Anfang und der Regierungsverantwortung verweigert hat», sagte Röttgen, und:  „Auf eine Partei, die mal Lust hat zu regieren und dann wieder nicht, kann man sich nicht verlassen.“ Damit, so meine Vermutung, dürfte sich Röttgen drei Tage vor der Vorstandwahl selbst ins Aus geschossen haben. Vor einer Bundestagswahl, die aus Sicht der CDU/CSU mit Sicherheit sehr schwierig wird, eine von vielleicht nur zwei Koalitionsoptionen ohne jeden aktuellen Anlass einfach mal in die Tonne zu treten ist so dumm, dass es wohl auch der letzte Delegierte des CDU-Parteitags merkt. Die CDU hat immer einen unbedingten Machtanspruch gehabt. Durch dieses Interview hat Röttgen bewiesen, dass er nicht über den dafür notwendigen Machtinstinkt verfügt. Und dass Angela Merkel 2012 völlig recht hatte, ihn zu entlassen.
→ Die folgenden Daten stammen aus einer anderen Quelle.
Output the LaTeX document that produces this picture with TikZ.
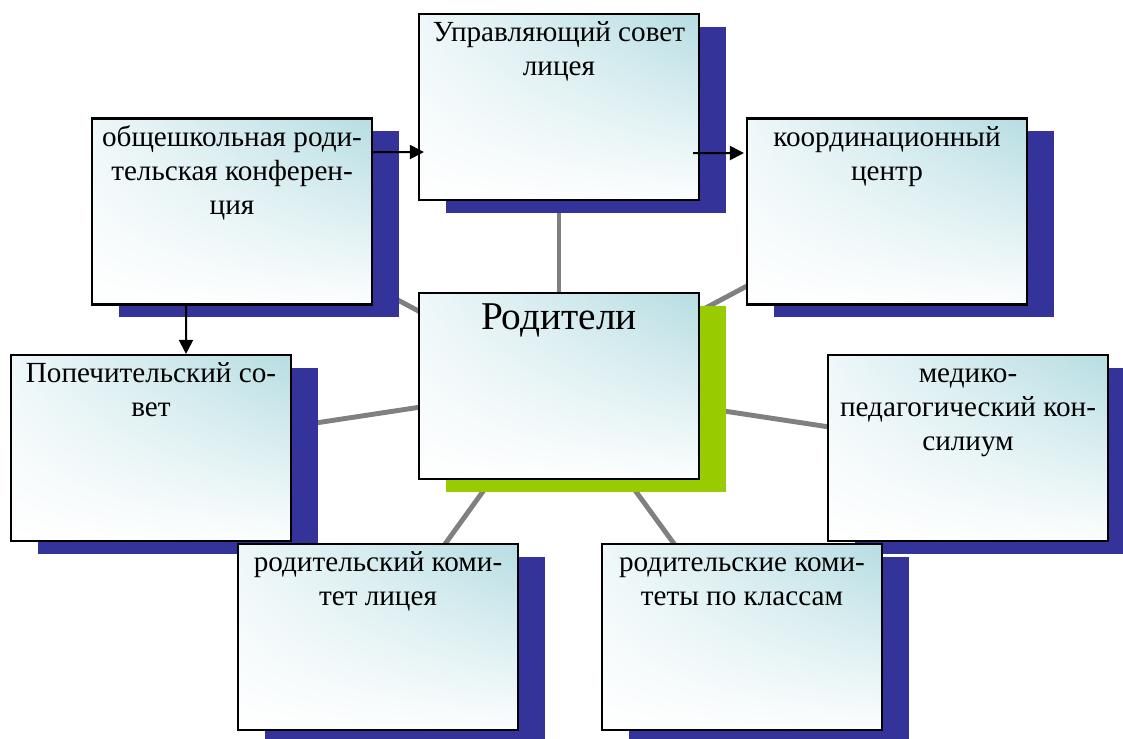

Ein Großteil der CDU wird unzufrieden sein

Viel spricht für Armin Laschet, aber sicher ist die Sache nicht – Foto: CDU/Laurence Chaperon

Wir dürfen gespannt sein. Im September hatte ich mich festgelegt, dass Friedrich Merz in der CDU nichts mehr wird und Armin Laschet als leibhaftiger Kompromiss das Rennen macht. Das vermute ich auch heute noch – würde es aber nicht mehr beschwören. Es kann auch anders kommen. Wer auch immer gewinnt: Eine großer Teil der CDU wird unzufrieden sein, und zwar länger anhaltend. Das wird sich noch als großes Problem im Wahljahr herausstellen.

2 Antworten

  1. So sieht’s wohl aus. Nur zu Kandidat Röttgen sehe ich die Sache etwas anders. Er ist ja kein Ignorant. Natürlich weiß er, dass er selber k e i n e Wahl gewinnen kann. Aber vielleicht eine Auswahl, wenn es bald ums neue Kabinett und das AA geht? Er kandidiert doch jetzt nicht um den Vorsitz. Er braucht einen prallen Achtungserfolg für seine tatsächlichen Ambitionen.
    Norbert Röttgen weiß schon, warum die FDP seinerzeit nicht ins letzte Kabinett Merkel eingetreten ist. Nein, er setzt auf die Stimmen der Delegierten, die das nicht wissen oder wissen wollen.

  2. Wenn man sich mal denkt, man könnte Herrn Merz persönlich treffen. Der einem dann mit schrägem Blick und absolut respektlos seinen Genius präsentiert, wer möchte denn wirklich 2021 mit so einer Person die Ehre haben, im selben Raum zu sein.